### EXERCISE GOAL
Quote, with no changes, the lines that run from the top of the material to the line with "plt.rcParams['mathtext.it'] = 'Liberation", both included.

-------------------------

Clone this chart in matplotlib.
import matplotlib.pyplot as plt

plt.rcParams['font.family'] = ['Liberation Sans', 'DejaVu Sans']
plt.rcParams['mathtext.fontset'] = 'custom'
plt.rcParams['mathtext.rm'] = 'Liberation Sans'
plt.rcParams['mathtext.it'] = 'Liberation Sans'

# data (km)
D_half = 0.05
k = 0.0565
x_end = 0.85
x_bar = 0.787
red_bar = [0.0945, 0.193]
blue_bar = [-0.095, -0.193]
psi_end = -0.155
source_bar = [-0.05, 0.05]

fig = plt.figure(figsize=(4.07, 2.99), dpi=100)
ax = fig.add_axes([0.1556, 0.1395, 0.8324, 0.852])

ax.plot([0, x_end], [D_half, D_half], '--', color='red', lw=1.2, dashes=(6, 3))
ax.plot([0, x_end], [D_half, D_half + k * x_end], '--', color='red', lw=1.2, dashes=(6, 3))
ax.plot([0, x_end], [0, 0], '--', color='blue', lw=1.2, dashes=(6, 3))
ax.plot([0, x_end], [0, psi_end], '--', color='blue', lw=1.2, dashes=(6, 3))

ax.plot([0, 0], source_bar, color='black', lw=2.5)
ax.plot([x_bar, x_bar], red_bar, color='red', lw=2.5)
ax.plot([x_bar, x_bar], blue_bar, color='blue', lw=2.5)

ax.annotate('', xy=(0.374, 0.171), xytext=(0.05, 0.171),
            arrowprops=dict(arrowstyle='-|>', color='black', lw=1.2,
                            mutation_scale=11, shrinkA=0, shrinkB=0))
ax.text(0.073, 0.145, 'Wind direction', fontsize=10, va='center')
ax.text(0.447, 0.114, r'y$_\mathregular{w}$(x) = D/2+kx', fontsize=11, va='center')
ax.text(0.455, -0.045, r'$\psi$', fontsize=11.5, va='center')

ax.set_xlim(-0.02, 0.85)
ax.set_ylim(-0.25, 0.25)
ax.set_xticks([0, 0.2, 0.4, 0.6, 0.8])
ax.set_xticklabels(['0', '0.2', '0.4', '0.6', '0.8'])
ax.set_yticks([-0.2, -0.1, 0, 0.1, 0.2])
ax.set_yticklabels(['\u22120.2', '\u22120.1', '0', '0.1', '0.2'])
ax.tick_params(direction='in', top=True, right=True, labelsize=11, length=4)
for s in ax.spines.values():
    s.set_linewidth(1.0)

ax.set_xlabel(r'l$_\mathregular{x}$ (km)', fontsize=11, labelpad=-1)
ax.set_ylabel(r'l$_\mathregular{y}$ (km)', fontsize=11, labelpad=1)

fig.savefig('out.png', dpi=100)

-------------------------

### FINAL RESULT
Clone this chart in matplotlib.
import matplotlib.pyplot as plt

plt.rcParams['font.family'] = ['Liberation Sans', 'DejaVu Sans']
plt.rcParams['mathtext.fontset'] = 'custom'
plt.rcParams['mathtext.rm'] = 'Liberation Sans'
plt.rcParams['mathtext.it'] = 'Liberation Sans'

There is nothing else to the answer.